M.J.Akbar rightly observes, "If we link Indo-Pak harmony to a solution of the Kashmir problem, we will remain frozen in a subcontinent-wide Siachen."
Unfortunately, the politicians of both India and Pakistan have been feeding their people on hatred since 1947 and citizens, by and large, are taken in by their words. From time to time, the Pakistani rulers are successful in convincing the United States also that a solution to the Kashmir issue is the key to the Indo-Pak problems. Even the Obama Administation had initially spoken in that language.
The tragedy in Pakistan has been that the political power remained centralized in the hands of a small oligarchy (military, mullahs and feudal lords) to the negligence of a vast number of people. In India, on the other hand, democratic institutions got strengthened and the weak were empowered.

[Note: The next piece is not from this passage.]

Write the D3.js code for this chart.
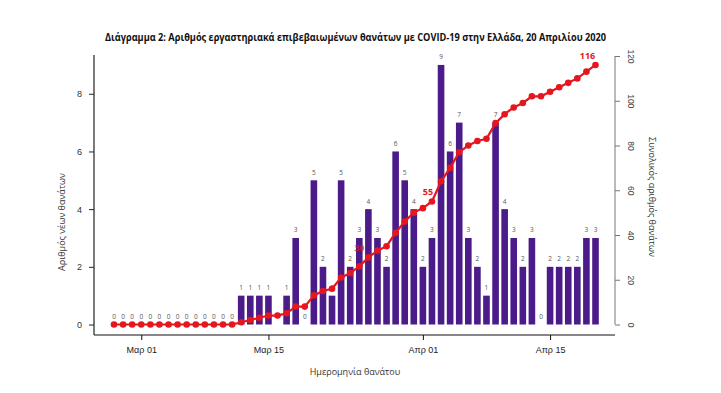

In the absence of education and employment, these disenfranchised people turned to the fundamental religious institutions (the Madarsas). First, they were used as 'freedom fighters' in Kashmir. And now since they have begun to express their bloody ire against the ruling class (through the assassination of Benazir or prayer day attacks in mosques), they have been declared as terrorists.
In order to cover up their failure, the ruling class of Pakistan continues to blame India.
In India also, the communal card continues to be played as it yields political dividends.
With the rise of China as a global power, the Indo-Pak relation is likely to be further complicated.
The only hope is from the new generation of people on both sides who have been exposed to the modern world and democratic institutions -- a functional elite willing to play by the rules. They will outlaw wars and subversion as means of solving mutual differences and arrange for better education and employment to their people. Instead of exchanging bad words, they would exchange poetry and culture; instead of conflict, they would prefer to do the trade.
This will be an idealist's view.
However, the cold and cruel reality is that the ruling elites who read Kautilya and Machiavelli may talk of peace, but will not implement it on the ground because a threat of conflict keeps them in power.